The specifics of the NYA required that:

  1. Segwit be activated at 80% instead of 95%
  2. 2x hard fork be activated within 6 months (of May 23)

The software was created in the btc1 repository, with lead developer, Jeff Garzik. To make the first condition happen, they incorporated James Hilliard’s BIP91 proposal, which indeed successfully activated Segwit on the network on August 24 at block 481824.

To make the second condition happen, btc1 software included a clause that activated a hard fork to double the block size exactly 144*90 blocks after Segwit activation. This number was chosen because 10 minutes per block means about 144 blocks per day, so 144*90 blocks would take about 90 days. This put the forking block height at 494784 and the actual fork around November 15 or so, which would indeed satisfy the second part of the NYA.

The Bug

There were a limited number of differences in the btc1 codebase, compared to Bitcoin Core. In total, there were about 500 lines of changes, most of which weren’t consensus-critical. Yet, there were at least two bugs in the 100 or so changed lines to support a hard fork at block 494784.

To understand this bug, it might be easiest to take a look at the set of changes that first introduced the idea of forking after 144*90 more blocks:





You can see that there’s a parameter for how long it would take after Segwit activation to double the block size. Specifically 144 * 90 blocks. In the code this is a concept called “Segwit seasoning”. Basically, this lets Segwit exist by itself without a doubling of block size for 144*90 blocks.

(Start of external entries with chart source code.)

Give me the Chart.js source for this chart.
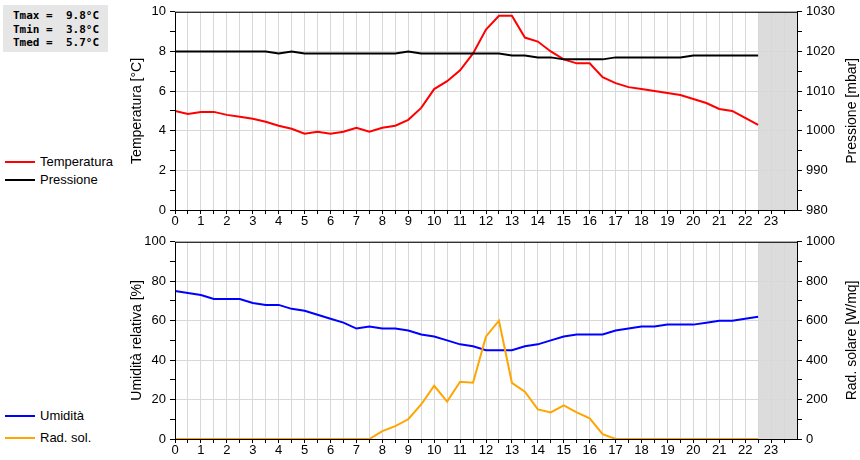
<!DOCTYPE html>
<html><head><meta charset="utf-8">
<script src="https://cdn.jsdelivr.net/npm/chart.js@4/dist/chart.umd.min.js"></script>
<style>
body{margin:0;background:#fff;width:860px;height:460px;position:relative;overflow:hidden;font-family:"Liberation Sans",Arial,sans-serif}
canvas{position:absolute;left:0}
#info{position:absolute;left:3px;top:5px;width:105px;height:47px;background:#e6e6e6;font:bold 11px "DejaVu Sans Mono",monospace;line-height:13.5px;padding:4px 0 0 10px;box-sizing:border-box;white-space:pre}
.lg{position:absolute;left:5px;font-size:13px;display:flex;align-items:center}
.lg span{display:inline-block;width:30px;height:2px;margin-right:5px}
</style></head><body>
<div id="info">Tmax =  9.8°C
Tmin =  3.8°C
Tmed =  5.7°C</div>
<div class="lg" style="top:154px"><span style="background:#f00"></span>Temperatura</div>
<div class="lg" style="top:172px"><span style="background:#000"></span>Pressione</div>
<div class="lg" style="top:408px"><span style="background:#00f"></span>Umidità</div>
<div class="lg" style="top:430px"><span style="background:#ffa500"></span>Rad. sol.</div>
<canvas id="c1" style="top:0" width="860" height="228"></canvas>
<canvas id="c2" style="top:230px" width="860" height="230"></canvas>
<script>
const hours=[0,0.5,1,1.5,2,2.5,3,3.5,4,4.5,5,5.5,6,6.5,7,7.5,8,8.5,9,9.5,10,10.5,11,11.5,12,12.5,13,13.5,14,14.5,15,15.5,16,16.5,17,17.5,18,18.5,19,19.5,20,20.5,21,21.5,22,22.5];
const temperatura=[5.0,4.85,4.95,4.95,4.8,4.7,4.6,4.45,4.25,4.1,3.85,3.95,3.85,3.95,4.15,3.95,4.15,4.25,4.55,5.15,6.1,6.5,7.05,7.9,9.1,9.8,9.8,8.7,8.5,8.0,7.6,7.4,7.4,6.7,6.4,6.2,6.1,6.0,5.9,5.8,5.6,5.4,5.1,5.0,4.65,4.3];
const pressione=[1020,1020,1020,1020,1020,1020,1020,1020,1019.5,1020,1019.5,1019.5,1019.5,1019.5,1019.5,1019.5,1019.5,1019.5,1020,1019.5,1019.5,1019.5,1019.5,1019.5,1019.5,1019.5,1019,1019,1018.5,1018.5,1018,1018,1018,1018,1018.5,1018.5,1018.5,1018.5,1018.5,1018.5,1019,1019,1019,1019,1019,1019];
const umidita=[75,74,73,71,71,71,69,68,68,66,65,63,61,59,56,57,56,56,55,53,52,50,48,47,45,45,45,47,48,50,52,53,53,53,55,56,57,57,58,58,58,59,60,60,61,62];
const radSol=[0,0,0,0,0,0,0,0,0,0,0,0,0,0,0,0,40,65,100,175,270,190,290,285,520,600,285,240,150,135,170,135,105,25,0,0,0,0,0,0,0,0,0,0,0,0];
const xTickLabels=[0,1,2,3,4,5,6,7,8,9,10,11,12,13,14,15,16,17,18,19,20,21,22,23];
const toXY=(v)=>v.map((y,i)=>({x:hours[i],y}));
const F={family:"Liberation Sans",size:13};
function makeShade(rightTitle){return{id:'shade',beforeDraw(c){const x=c.scales.x,a=c.chartArea,ctx=c.ctx;const x0=x.getPixelForValue(22.5);ctx.save();ctx.fillStyle='#dcdcdc';ctx.fillRect(x0,a.top,a.right-x0,a.bottom-a.top);ctx.restore();},
 afterDraw(c){const a=c.chartArea,ctx=c.ctx;ctx.save();ctx.strokeStyle='#000';ctx.lineWidth=1;ctx.strokeRect(a.left+0.5,a.top+0.5,a.right-a.left,a.bottom-a.top);
 ctx.translate(852,(a.top+a.bottom)/2);ctx.rotate(-Math.PI/2);ctx.fillStyle='#000';ctx.font='14px "Liberation Sans"';ctx.textAlign='center';ctx.textBaseline='middle';ctx.fillText(rightTitle,0,0);ctx.restore();}};}
function xAxis(h){return{type:'linear',min:0,max:24,afterBuildTicks(s){s.ticks=[];for(let i=0;i<48;i++)s.ticks.push({value:i/2});},
 ticks:{font:F,color:'#000',padding:0,autoSkip:false,maxRotation:0,callback:v=>Number.isInteger(v)&&xTickLabels.includes(v)?String(v):''},
 grid:{color:'#d8d8d8',tickColor:'#000',tickLength:4,drawTicks:true},border:{display:false},afterFit(s){s.height=h;}};}
function yAxis(pos,min,max,step,major,title,w){return{position:pos,min,max,afterBuildTicks(s){s.ticks=[];for(let v=min;v<=max+1e-9;v+=step)s.ticks.push({value:v});},
 ticks:{font:F,color:'#000',padding:4,callback:v=>Math.abs(v/major-Math.round(v/major))<1e-6?String(v):''},
 grid:{drawOnChartArea:pos==='left',color:c=>Math.abs(c.tick.value/major-Math.round(c.tick.value/major))<1e-6?'#d8d8d8':'rgba(0,0,0,0)',tickColor:'#000',tickLength:5},
 border:{display:false},title:{display:pos==='left',text:title,font:{family:"Liberation Sans",size:14},color:'#000',padding:2},afterFit(s){s.width=w;}};}
const common={responsive:false,animation:false,maintainAspectRatio:false,plugins:{legend:{display:false},tooltip:{enabled:false}},elements:{point:{radius:0},line:{tension:0,borderWidth:2}}};
new Chart(document.getElementById('c1'),{type:'line',data:{datasets:[
 {data:toXY(pressione),borderColor:'#000',yAxisID:'y2'},
 {data:toXY(temperatura),borderColor:'#f00',yAxisID:'y'}]},
 options:{...common,layout:{padding:{top:10,left:127,right:0,bottom:0}},scales:{x:xAxis(18),
 y:yAxis('left',0,10,1,2,'Temperatura [°C]',48),y2:yAxis('right',980,1030,5,10,'Pressione [mbar]',63)}},plugins:[makeShade('Pressione [mbar]')]});
new Chart(document.getElementById('c2'),{type:'line',data:{datasets:[
 {data:toXY(radSol),borderColor:'#ffa500',yAxisID:'y2'},
 {data:toXY(umidita),borderColor:'#00f',yAxisID:'y'}]},
 options:{...common,layout:{padding:{top:10,left:127,right:0,bottom:0}},scales:{x:xAxis(21),
 y:yAxis('left',0,100,10,20,'Umidità relativa [%]',48),y2:yAxis('right',0,1000,100,200,'Rad. solare [W/mq]',63)}},plugins:[makeShade('Rad. solare [W/mq]')]});
</script></body></html>
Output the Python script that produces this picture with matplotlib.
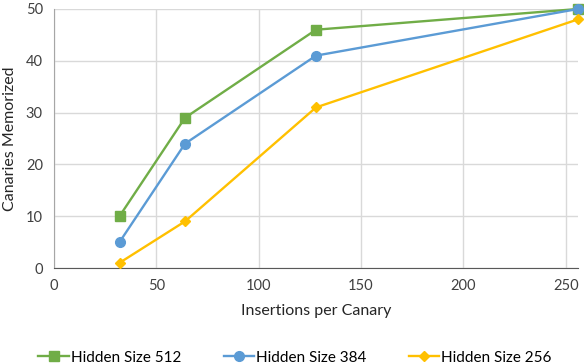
import matplotlib
matplotlib.use("Agg")
import matplotlib.pyplot as plt

insertions = [32, 64, 128, 256]
hs512 = [10, 29, 46, 50]
hs384 = [5, 24, 41, 50]
hs256 = [1, 9, 31, 48]
labels = ["Hidden Size 512", "Hidden Size 384", "Hidden Size 256"]
xticks = [0, 50, 100, 150, 200, 250]
yticks = [0, 10, 20, 30, 40, 50]

plt.rcParams['font.family'] = ['Lato', 'DejaVu Sans']

fig = plt.figure(figsize=(5.84, 3.64), dpi=100)
ax = fig.add_axes([0.0925, 0.2637, 0.8972, 0.7116])

ax.plot(insertions, hs512, color='#70AD47', lw=1.7, marker='s', ms=7, label=labels[0], clip_on=False, zorder=3)
ax.plot(insertions, hs384, color='#5B9BD5', lw=1.7, marker='o', ms=7, label=labels[1], clip_on=False, zorder=4)
ax.plot(insertions, hs256, color='#FFC000', lw=1.7, marker='D', ms=5.5, label=labels[2], clip_on=False, zorder=5)

ax.set_xlim(0, 256)
ax.set_ylim(0, 50)
ax.set_xticks(xticks)
ax.set_yticks(yticks)
ax.tick_params(length=0, labelsize=10.5, colors='#404040', pad=8)
ax.grid(True, color='#D9D9D9', lw=1)
ax.set_axisbelow(True)
for s in ['top', 'right']:
    ax.spines[s].set_visible(False)
ax.spines['left'].set_color('#A6A6A6')
ax.spines['bottom'].set_color('#595959')

ax.set_xlabel("Insertions per Canary", fontsize=11.5, color='#262626', labelpad=8)
ax.set_ylabel("Canaries Memorized", fontsize=11.5, color='#262626', labelpad=6)

fig.legend(loc='lower center', bbox_to_anchor=(0.505, -0.04), ncol=3, frameon=False,
           fontsize=11, handlelength=2.0, columnspacing=2.8, handletextpad=0.1)

fig.savefig("out.png", dpi=100)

To figure out whether it’s time to allow larger blocks, the boolean variable fSegwitSeasoned is set to True if 144*90 blocks have passed, False if not. The next if statement specifically utilizes this boolean to figure out what the maximum base block size (block size minus witness data) is supposed to be (2mb if True, 1mb if False). Normally, base blocks would be rejected if the block is greater than 1mb, but here, we see that blocks are rejected if the block is greater than 2mb should fSegwitSeasoned is True. This is the critical part of the consensus code that rejects too-large blocks and thus requires a hard fork.

To actually figure out whether fSegwitSeasoned should be set to True or False, the code here uses the VersionBitsState function. Specifically, the code is supposed to look at the block 144*90 blocks previous and check if Segwit was active on the network. If Segwit was active 144*90 blocks ago, that means >1MB base blocks are legal for this block. That’s what this is supposed to test.

VersionBitsState

There’s a subtle bug here and it has to do with how VersionBitsState is called. To understand, take a look at the actual function defined in versionbits.cpp:



This is going to look like gobbledygook unless you know something about the codebase, but allow me to explain. The first argument of the VersionBitsState function is supposed to be a pointer to a block. The variable name pindexPrev indicates it’s not the pointer to the block itself, but the block’s parent. In fact, every other call to VersionBitsState in the validation.cpp file specifically uses the pointer to the parent block, not the block itself for that reason.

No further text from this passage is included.